Pour avoir cessé la lutte avec les derniers grévistes de toute la SNCF, les cheminots de Woippy sont fiers de faire parti du dernier carré, mais l’amertume flotte dans l’air car le plan Juppé n’est pas retiré.
Une contradiction propre à un conflit atypique dans lequel ils sont entrés par conviction et par révolte et dont ils sont sortis avec un sentiment de victoire et de résignation.
Cette grève, refusant des choix présentés comme inéluctables, démontre que des hommes et des femmes peuvent encore se lever et dire non. Les cheminots qui n’existaient dans les calculs macroéconomiques qu’à travers les milliards à économiser pour équilibrer les comptes de la SNCF et les francs à payer pour équilibrer ceux de la protection sociale, ont affirmé, avec les travailleurs en lutte, en novembre et décembre, que derrière les chiffres, il y a des hommes et des femmes et que rien n’est inéluctable.

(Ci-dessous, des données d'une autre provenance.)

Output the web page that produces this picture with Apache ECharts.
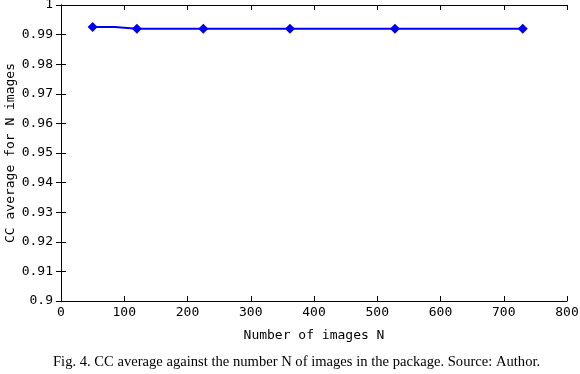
<!DOCTYPE html>
<html>
<head>
<meta charset="utf-8">
<script src="https://cdn.jsdelivr.net/npm/echarts@6/dist/echarts.min.js"></script>
<style>
  html, body { margin: 0; padding: 0; background: #fff; }
  #myChart { width: 580px; height: 374px; }
</style>
</head>
<body>
<div id="myChart"></div>
<script>
// number of images in the package
const imagesN = [50, 120, 225, 362, 528, 730];
// CC average
const ccAverage = [0.9926, 0.9920, 0.9920, 0.9920, 0.9920, 0.9920];
const caption = 'Fig. 4. CC average against the number N of images in the package. Source: Author.';

const chart = echarts.init(document.getElementById('myChart'));
const mono = 'DejaVu Sans Mono';

const boxAxis = {
  axisLine: { show: true, lineStyle: { color: '#000', width: 1 } },
  axisTick: { show: true, inside: true, length: 5, lineStyle: { color: '#000' } },
  splitLine: { show: false }
};

let option = {
  animation: false,
  backgroundColor: '#fff',
  grid: { left: 61, top: 5, right: 13, bottom: 73, containLabel: false, outerBoundsMode: 'none' },
  xAxis: [
    Object.assign({
      type: 'value', min: 0, max: 800, interval: 100,
      name: 'Number of images N',
      nameLocation: 'middle',
      nameGap: 28,
      nameMoveOverlap: false,
      nameTextStyle: { fontFamily: mono, fontSize: 13, color: '#000' },
      axisLabel: { fontFamily: mono, fontSize: 13, color: '#000', margin: 5 }
    }, boxAxis),
    Object.assign({
      type: 'value', min: 0, max: 800, interval: 100, position: 'top',
      axisLabel: { show: false }
    }, boxAxis)
  ],
  yAxis: [
    Object.assign({
      type: 'value', min: 0.9, max: 1, interval: 0.01,
      name: 'CC average for N images',
      nameLocation: 'middle',
      nameGap: 44,
      nameMoveOverlap: false,
      nameTextStyle: { fontFamily: mono, fontSize: 13, color: '#000' },
      axisLabel: { fontFamily: mono, fontSize: 13, color: '#000', margin: 8 }
    }, boxAxis),
    Object.assign({
      type: 'value', min: 0.9, max: 1, interval: 0.01, position: 'right',
      axisLabel: { show: false }
    }, boxAxis)
  ],
  series: [
    {
      type: 'line',
      step: 'middle',
      data: imagesN.map((n, i) => [n, ccAverage[i]]),
      symbol: 'diamond',
      symbolSize: 10,
      lineStyle: { color: '#0000ee', width: 2 },
      itemStyle: { color: '#0000ee' }
    }
  ],
  graphic: [
    {
      type: 'text',
      left: 53,
      top: 355,
      style: {
        text: caption,
        font: '14.6px "Liberation Serif"',
        fill: '#000'
      }
    }
  ]
};
chart.setOption(option);
</script>
</body>
</html>
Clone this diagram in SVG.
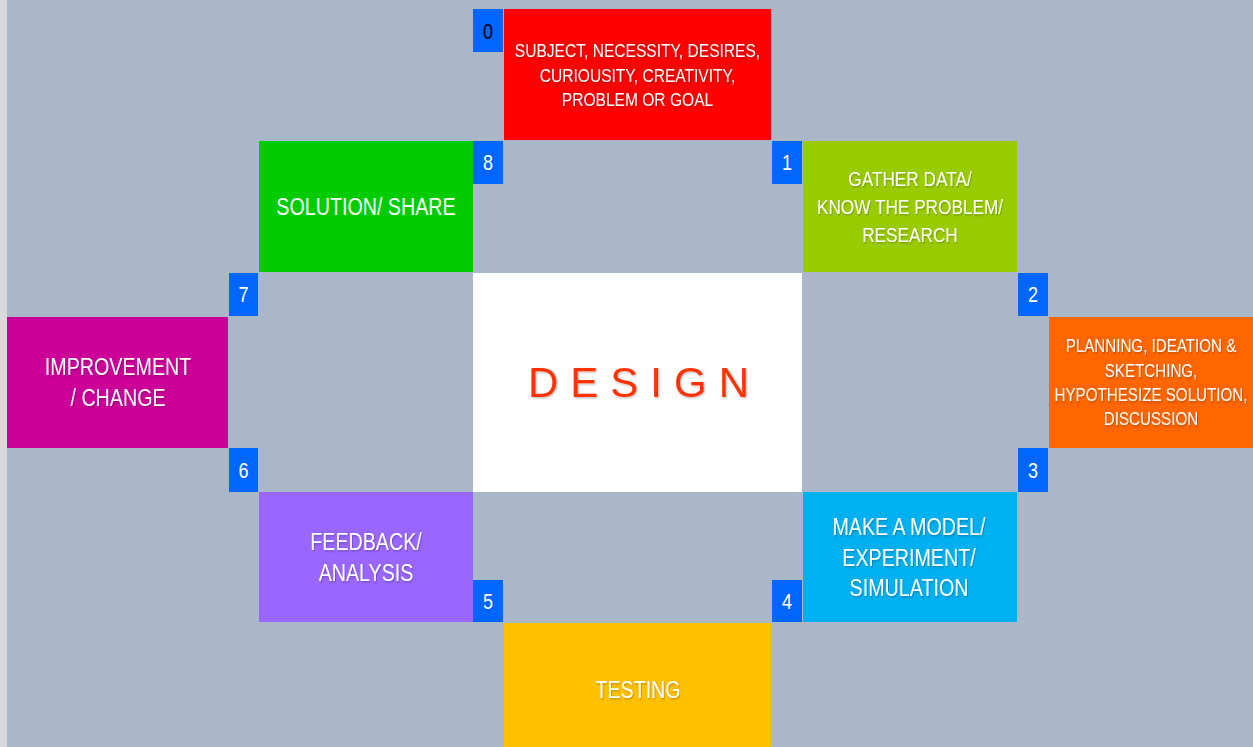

En combattant les choix du gouvernement, un espoir est né et s’est enraciné, peut-être irrémédiablement, dans la conscience des grévistes : les travailleurs ne sont pas condamnés à subir, il est possible d’imposer d’autres choix.
Cette lutte a obligé les intellectuels opposés à la “pensée unique” à sortir du silence, à se positionner par rapport aux travailleurs en grève. De cette convergence sortira peut-être…

François Rosso, militant associatif, animateur de la lutte des sidérurgistes d’Usinor Thionville en 1977.